— BEGIN Data for processing —
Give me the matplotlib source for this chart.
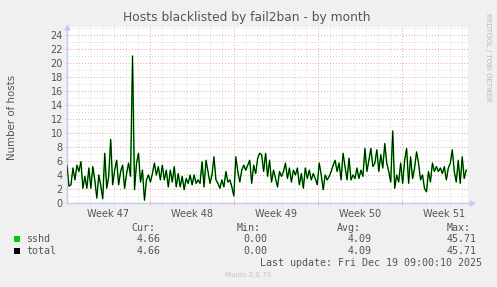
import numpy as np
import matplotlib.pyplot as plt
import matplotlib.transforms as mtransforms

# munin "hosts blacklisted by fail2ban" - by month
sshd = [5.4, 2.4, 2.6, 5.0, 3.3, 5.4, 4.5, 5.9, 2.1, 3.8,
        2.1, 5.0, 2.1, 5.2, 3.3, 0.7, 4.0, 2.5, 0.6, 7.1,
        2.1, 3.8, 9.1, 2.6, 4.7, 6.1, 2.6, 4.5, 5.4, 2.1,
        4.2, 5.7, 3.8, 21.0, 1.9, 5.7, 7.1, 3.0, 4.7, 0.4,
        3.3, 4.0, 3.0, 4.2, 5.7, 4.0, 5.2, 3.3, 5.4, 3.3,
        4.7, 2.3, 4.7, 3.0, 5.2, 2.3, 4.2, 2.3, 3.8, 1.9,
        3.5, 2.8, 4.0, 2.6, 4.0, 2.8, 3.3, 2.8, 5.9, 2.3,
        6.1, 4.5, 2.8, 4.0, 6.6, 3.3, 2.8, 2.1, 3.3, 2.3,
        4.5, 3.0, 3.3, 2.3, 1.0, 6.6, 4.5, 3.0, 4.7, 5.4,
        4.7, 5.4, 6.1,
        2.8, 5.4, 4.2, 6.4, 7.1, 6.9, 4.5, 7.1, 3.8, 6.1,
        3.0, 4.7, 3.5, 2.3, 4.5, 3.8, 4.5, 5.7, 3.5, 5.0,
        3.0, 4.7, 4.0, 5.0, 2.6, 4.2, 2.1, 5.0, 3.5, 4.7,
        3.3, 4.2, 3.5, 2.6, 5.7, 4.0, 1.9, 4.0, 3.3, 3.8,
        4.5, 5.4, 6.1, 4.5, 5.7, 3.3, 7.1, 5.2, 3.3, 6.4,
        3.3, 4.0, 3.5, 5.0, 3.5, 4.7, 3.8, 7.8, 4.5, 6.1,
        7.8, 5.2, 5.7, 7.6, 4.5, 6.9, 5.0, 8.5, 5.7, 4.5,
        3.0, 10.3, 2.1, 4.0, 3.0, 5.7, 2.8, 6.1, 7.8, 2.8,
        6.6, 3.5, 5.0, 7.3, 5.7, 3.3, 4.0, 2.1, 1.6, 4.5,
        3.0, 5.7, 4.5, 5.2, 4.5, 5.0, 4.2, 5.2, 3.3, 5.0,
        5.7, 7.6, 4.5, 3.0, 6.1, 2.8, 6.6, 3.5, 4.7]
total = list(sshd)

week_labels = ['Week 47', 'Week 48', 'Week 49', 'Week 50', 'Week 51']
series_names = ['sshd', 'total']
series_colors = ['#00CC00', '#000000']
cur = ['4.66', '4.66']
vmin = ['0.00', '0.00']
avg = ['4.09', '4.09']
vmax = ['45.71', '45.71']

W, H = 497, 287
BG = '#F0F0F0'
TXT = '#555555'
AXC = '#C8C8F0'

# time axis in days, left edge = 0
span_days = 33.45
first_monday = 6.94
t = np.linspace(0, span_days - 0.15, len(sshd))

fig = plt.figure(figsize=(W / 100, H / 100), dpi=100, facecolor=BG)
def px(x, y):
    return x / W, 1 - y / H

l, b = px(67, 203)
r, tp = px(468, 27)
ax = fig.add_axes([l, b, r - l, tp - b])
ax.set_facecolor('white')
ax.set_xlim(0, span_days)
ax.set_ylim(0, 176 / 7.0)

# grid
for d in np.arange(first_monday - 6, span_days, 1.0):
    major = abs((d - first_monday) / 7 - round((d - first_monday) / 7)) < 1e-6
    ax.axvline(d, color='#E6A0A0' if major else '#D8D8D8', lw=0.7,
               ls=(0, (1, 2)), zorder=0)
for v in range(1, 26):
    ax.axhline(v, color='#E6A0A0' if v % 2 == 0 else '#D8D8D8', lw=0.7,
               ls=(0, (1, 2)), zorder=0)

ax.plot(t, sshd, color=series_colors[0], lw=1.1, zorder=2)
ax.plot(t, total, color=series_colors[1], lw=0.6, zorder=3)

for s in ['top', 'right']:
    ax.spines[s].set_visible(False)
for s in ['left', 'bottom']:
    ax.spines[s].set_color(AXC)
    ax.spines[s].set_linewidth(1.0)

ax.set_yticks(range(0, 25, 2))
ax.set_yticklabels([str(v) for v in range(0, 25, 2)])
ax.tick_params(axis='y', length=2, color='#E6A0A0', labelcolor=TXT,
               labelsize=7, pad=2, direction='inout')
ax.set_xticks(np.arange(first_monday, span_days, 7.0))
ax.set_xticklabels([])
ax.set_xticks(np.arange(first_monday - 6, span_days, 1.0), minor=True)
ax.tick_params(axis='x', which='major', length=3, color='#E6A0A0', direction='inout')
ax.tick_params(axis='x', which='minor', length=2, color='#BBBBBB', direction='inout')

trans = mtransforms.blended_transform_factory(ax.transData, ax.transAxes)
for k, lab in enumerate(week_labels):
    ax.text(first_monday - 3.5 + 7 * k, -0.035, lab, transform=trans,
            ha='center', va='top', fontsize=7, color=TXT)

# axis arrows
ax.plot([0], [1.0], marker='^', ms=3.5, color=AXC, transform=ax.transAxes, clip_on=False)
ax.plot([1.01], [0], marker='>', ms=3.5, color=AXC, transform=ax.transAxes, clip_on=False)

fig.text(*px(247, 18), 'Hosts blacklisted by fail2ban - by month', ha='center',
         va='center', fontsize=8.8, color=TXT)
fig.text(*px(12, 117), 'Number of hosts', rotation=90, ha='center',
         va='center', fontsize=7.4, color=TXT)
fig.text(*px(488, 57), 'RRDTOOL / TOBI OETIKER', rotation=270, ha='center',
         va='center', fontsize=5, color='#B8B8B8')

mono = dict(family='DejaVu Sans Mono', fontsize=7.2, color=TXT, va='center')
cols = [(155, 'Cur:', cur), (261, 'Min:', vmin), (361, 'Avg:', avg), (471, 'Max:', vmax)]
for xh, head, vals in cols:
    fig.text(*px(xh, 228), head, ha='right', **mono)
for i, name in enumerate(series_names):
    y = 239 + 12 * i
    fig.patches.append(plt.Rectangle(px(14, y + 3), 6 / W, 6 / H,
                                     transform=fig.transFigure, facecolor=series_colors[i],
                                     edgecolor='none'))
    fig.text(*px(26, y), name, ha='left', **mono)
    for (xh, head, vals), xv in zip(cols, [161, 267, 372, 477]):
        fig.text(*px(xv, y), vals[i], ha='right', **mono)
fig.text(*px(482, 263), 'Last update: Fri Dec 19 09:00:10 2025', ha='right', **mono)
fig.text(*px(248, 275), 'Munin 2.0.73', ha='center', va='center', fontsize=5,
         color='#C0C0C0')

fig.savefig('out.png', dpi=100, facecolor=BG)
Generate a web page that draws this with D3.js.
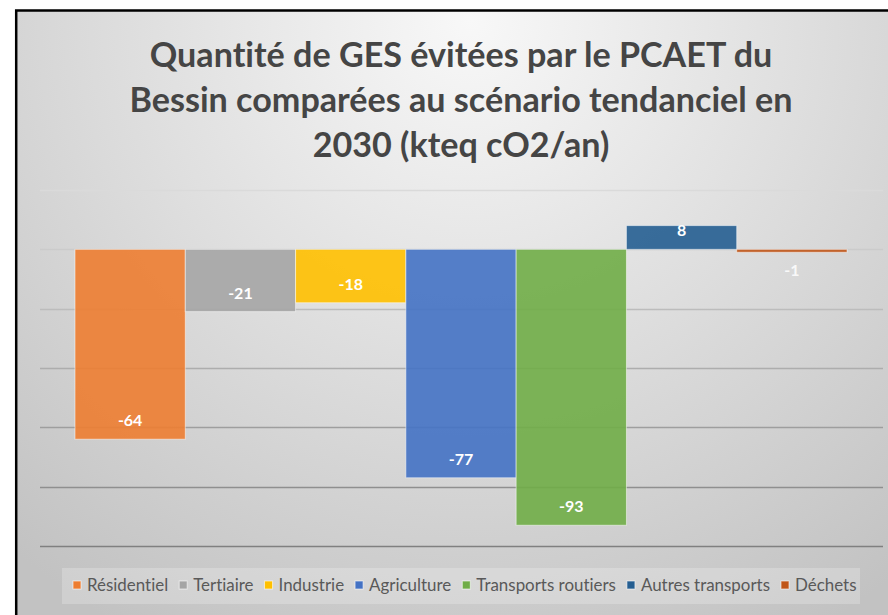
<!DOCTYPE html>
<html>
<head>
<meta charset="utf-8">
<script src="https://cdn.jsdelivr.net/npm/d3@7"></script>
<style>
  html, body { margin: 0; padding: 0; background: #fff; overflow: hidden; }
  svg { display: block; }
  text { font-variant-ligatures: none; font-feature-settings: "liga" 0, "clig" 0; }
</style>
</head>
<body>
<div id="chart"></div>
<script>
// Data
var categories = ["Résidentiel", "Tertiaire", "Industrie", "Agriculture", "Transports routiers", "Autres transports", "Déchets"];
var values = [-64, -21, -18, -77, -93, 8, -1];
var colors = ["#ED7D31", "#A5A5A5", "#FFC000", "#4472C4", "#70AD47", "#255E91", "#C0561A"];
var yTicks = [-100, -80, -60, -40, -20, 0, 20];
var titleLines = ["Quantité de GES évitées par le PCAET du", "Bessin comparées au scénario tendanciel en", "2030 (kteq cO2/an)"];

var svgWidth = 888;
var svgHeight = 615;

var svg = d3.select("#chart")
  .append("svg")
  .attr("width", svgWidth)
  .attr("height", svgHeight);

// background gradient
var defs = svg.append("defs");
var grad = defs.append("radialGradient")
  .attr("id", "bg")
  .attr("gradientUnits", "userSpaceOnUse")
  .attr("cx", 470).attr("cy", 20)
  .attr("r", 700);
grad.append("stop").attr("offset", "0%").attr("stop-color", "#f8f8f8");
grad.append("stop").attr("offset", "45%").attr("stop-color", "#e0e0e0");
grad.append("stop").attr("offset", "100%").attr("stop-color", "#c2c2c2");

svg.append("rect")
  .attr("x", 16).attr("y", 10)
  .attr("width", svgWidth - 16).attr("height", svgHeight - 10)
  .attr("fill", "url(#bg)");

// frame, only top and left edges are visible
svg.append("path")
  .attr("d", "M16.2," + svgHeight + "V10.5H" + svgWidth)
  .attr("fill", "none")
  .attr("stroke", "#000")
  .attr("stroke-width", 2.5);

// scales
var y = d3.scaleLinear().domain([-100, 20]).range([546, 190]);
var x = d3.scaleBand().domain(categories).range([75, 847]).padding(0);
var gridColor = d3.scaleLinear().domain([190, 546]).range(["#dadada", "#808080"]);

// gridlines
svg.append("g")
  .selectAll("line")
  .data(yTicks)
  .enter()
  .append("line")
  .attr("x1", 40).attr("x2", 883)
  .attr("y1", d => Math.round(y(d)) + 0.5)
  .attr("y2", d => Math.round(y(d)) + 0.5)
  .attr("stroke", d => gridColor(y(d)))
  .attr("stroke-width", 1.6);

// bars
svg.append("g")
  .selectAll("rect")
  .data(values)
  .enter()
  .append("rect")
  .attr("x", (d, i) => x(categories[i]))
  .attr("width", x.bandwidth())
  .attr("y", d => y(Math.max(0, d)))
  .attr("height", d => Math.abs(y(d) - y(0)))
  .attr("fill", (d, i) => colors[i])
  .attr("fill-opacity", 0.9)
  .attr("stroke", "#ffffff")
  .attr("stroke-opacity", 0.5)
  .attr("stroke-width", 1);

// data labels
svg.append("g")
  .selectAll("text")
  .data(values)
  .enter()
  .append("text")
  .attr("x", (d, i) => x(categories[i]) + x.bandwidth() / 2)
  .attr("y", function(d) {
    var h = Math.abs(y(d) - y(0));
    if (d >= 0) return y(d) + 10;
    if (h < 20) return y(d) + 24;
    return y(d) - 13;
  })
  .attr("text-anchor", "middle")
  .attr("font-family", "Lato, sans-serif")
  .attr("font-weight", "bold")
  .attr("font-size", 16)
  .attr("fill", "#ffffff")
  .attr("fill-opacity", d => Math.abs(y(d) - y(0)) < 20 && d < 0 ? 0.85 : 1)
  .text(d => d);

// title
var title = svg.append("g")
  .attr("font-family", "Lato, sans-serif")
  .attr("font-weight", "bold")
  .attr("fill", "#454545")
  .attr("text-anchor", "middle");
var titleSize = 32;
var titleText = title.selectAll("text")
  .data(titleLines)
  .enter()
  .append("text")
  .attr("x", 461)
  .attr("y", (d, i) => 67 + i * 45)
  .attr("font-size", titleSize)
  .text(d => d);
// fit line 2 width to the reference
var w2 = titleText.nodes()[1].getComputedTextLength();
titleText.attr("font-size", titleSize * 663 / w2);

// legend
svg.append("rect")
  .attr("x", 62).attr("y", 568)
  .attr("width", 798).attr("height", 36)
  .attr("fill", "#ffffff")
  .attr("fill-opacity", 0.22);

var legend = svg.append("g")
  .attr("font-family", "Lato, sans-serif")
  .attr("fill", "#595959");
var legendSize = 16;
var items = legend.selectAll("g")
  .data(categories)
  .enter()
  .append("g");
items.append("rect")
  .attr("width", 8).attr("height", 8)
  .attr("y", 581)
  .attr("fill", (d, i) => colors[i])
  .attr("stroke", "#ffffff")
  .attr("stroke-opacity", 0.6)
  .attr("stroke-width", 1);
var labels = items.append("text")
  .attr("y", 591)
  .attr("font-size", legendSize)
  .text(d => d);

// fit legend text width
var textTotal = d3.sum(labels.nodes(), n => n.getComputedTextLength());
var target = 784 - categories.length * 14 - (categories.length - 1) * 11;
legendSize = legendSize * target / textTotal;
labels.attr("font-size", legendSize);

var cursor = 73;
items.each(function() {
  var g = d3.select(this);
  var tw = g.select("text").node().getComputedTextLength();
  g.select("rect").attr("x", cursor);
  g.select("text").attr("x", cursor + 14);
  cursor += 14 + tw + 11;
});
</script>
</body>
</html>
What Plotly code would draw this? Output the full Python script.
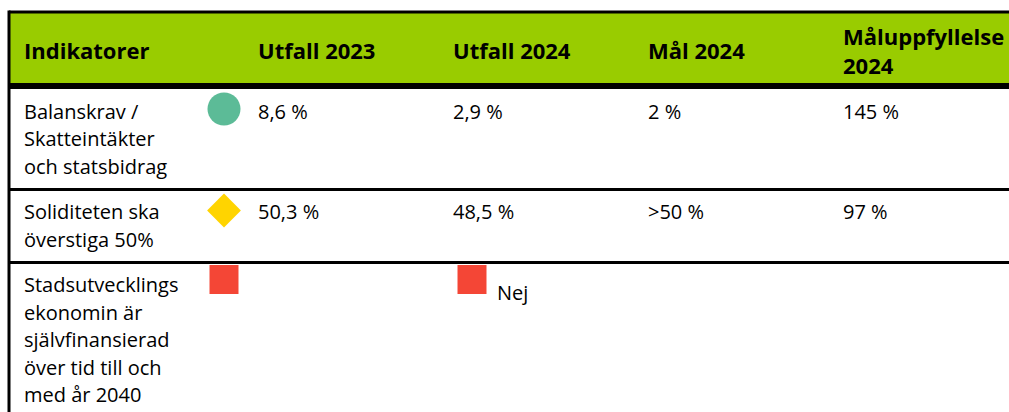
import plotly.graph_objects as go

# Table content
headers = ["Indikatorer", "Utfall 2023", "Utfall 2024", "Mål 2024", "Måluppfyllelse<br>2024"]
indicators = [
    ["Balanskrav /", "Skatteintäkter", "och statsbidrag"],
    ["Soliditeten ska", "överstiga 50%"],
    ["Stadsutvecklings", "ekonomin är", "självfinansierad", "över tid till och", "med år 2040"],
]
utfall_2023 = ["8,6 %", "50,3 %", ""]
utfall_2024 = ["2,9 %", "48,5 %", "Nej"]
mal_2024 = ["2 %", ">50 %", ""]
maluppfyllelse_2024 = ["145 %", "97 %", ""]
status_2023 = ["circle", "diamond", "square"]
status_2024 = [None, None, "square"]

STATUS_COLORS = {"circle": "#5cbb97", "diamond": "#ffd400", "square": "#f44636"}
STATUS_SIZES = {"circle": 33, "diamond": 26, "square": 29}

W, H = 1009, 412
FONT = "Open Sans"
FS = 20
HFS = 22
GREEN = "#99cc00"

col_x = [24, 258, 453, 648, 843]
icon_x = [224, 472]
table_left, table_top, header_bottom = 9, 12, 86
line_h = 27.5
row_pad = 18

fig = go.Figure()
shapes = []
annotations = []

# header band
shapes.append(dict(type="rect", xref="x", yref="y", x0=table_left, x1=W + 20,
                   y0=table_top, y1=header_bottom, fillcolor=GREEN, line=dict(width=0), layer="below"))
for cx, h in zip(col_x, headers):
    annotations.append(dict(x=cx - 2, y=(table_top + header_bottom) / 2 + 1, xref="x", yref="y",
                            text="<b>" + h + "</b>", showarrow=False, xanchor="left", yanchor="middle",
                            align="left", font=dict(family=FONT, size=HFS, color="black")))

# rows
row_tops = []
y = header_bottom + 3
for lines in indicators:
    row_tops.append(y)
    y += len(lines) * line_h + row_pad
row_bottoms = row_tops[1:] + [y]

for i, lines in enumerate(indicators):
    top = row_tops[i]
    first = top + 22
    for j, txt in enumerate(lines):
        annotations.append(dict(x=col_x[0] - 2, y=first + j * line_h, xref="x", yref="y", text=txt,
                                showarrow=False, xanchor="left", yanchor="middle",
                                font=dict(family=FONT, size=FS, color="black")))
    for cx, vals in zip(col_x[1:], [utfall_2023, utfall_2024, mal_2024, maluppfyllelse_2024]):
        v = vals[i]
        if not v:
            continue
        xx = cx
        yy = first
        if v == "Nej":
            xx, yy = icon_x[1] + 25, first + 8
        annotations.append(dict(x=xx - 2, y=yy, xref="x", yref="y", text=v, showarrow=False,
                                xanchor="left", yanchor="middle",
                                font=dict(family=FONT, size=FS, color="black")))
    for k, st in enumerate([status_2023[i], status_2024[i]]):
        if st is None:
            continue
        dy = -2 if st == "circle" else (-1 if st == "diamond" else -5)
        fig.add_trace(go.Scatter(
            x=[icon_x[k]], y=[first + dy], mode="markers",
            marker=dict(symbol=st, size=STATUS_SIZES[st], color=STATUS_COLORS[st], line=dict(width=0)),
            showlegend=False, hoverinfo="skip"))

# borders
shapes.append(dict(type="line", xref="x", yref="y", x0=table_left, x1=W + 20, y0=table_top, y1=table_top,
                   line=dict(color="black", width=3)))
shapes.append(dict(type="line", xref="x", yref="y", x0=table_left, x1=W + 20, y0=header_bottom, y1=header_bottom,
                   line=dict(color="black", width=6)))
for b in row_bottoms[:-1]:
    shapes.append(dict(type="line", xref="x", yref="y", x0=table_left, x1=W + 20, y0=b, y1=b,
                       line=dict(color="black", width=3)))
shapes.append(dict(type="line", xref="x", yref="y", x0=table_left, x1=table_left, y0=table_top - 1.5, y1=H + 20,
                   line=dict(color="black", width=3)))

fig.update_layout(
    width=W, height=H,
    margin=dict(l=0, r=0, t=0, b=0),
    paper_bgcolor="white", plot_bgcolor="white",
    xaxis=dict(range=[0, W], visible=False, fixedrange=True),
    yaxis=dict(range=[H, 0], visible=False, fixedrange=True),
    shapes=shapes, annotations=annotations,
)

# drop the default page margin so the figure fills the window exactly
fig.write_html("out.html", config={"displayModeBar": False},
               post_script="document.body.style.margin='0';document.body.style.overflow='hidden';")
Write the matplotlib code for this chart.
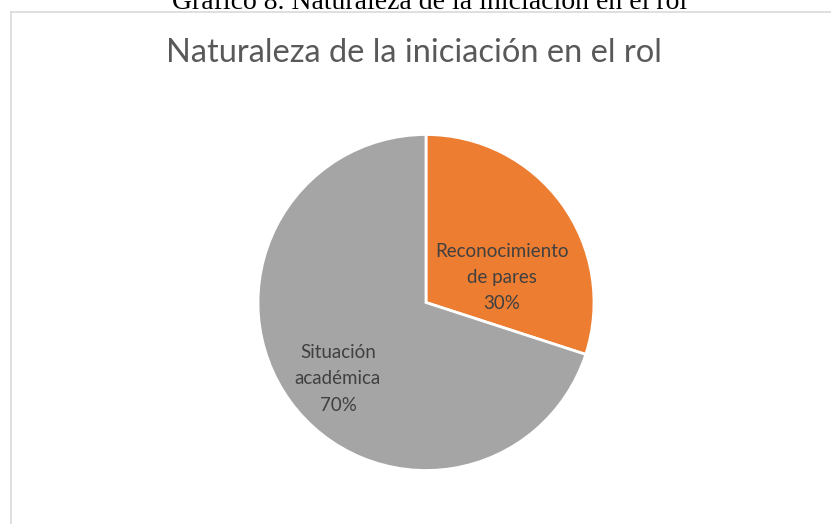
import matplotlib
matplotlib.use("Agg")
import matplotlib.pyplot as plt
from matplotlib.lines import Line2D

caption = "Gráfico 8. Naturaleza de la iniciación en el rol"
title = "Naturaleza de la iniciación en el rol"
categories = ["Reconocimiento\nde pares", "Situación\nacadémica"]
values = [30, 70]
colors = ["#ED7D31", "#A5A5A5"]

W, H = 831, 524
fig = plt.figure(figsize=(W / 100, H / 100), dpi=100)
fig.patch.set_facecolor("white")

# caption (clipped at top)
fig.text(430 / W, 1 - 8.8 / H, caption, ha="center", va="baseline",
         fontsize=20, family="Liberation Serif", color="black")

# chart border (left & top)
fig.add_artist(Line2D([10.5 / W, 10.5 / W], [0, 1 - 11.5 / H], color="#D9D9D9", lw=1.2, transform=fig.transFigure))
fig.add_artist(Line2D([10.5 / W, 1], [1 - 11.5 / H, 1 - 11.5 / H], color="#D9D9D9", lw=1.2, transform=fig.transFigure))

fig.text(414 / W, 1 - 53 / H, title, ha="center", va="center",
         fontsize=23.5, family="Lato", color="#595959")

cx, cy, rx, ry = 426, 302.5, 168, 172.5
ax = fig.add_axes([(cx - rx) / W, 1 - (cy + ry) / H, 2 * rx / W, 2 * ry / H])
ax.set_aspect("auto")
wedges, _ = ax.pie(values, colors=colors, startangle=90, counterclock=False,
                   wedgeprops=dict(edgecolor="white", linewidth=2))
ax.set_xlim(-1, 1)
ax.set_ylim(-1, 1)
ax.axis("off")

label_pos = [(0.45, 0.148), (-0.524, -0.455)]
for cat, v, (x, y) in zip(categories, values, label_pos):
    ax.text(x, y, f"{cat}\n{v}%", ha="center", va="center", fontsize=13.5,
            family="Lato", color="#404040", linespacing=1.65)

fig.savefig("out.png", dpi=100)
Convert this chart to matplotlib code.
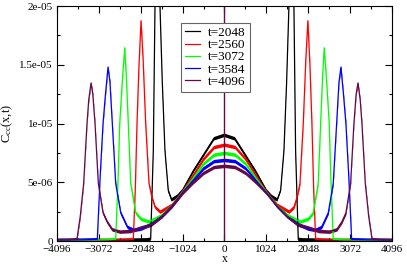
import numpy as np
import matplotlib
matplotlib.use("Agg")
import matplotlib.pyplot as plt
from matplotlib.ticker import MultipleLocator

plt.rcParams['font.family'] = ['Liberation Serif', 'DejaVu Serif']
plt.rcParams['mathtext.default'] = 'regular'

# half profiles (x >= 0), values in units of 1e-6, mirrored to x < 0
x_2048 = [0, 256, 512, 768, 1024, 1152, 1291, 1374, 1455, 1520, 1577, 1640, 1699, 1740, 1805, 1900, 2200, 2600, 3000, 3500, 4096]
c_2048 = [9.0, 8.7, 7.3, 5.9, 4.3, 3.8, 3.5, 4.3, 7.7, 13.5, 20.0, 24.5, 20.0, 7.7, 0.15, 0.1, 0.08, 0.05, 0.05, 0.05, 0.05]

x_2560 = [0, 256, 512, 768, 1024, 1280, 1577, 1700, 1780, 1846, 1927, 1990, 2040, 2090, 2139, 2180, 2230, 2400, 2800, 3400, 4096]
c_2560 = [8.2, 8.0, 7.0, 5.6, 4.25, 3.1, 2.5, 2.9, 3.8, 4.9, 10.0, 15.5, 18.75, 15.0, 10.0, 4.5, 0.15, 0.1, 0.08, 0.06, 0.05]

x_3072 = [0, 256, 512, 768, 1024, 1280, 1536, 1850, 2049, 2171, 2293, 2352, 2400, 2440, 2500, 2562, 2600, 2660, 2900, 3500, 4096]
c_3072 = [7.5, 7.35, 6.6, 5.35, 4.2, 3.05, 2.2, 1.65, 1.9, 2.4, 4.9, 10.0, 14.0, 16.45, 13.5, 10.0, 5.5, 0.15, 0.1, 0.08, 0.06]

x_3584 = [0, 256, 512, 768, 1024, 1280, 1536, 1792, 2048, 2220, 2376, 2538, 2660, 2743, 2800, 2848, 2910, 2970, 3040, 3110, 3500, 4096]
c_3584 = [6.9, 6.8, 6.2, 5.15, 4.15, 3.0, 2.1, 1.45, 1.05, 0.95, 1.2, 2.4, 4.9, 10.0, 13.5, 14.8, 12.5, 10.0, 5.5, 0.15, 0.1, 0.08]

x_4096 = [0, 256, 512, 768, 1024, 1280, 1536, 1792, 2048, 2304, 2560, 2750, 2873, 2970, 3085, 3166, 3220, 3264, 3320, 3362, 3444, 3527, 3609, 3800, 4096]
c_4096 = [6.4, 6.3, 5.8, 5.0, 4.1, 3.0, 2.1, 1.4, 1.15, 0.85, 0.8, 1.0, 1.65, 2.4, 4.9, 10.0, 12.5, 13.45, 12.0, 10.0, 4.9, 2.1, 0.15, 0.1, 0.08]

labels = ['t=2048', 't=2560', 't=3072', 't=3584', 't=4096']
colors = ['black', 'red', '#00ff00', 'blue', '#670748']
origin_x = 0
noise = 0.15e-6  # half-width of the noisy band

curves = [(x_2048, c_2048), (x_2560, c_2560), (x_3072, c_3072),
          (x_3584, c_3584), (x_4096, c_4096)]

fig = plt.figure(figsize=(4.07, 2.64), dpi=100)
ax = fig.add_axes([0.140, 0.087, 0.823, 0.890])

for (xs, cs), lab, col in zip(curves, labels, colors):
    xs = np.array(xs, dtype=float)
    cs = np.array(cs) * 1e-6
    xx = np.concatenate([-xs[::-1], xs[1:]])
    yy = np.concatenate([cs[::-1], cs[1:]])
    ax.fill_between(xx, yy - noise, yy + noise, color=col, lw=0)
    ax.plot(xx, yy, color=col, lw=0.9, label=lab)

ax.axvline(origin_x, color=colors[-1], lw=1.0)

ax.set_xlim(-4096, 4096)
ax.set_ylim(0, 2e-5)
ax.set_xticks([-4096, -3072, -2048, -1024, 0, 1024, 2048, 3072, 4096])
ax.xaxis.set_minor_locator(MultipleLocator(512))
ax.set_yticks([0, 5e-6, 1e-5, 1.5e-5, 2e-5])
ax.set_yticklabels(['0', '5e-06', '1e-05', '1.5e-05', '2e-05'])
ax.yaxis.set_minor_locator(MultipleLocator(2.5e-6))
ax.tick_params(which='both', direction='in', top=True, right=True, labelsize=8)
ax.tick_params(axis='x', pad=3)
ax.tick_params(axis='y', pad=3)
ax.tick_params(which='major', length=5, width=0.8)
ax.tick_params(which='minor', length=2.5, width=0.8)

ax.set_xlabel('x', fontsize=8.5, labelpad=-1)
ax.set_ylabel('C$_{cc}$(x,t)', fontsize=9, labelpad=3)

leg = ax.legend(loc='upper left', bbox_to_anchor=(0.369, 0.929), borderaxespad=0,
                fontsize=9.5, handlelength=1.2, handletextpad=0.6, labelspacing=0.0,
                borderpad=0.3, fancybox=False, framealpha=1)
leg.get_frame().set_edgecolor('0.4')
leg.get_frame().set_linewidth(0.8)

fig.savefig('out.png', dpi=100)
— END Data for processing —
▸ Exercise:
Repeat the listing above exactly from its first line to the line containing "import matplotlib.transforms as mtransforms", both included, and omit the pictures.

▸ Task solution:
Give me the matplotlib source for this chart.
import numpy as np
import matplotlib.pyplot as plt
import matplotlib.transforms as mtransforms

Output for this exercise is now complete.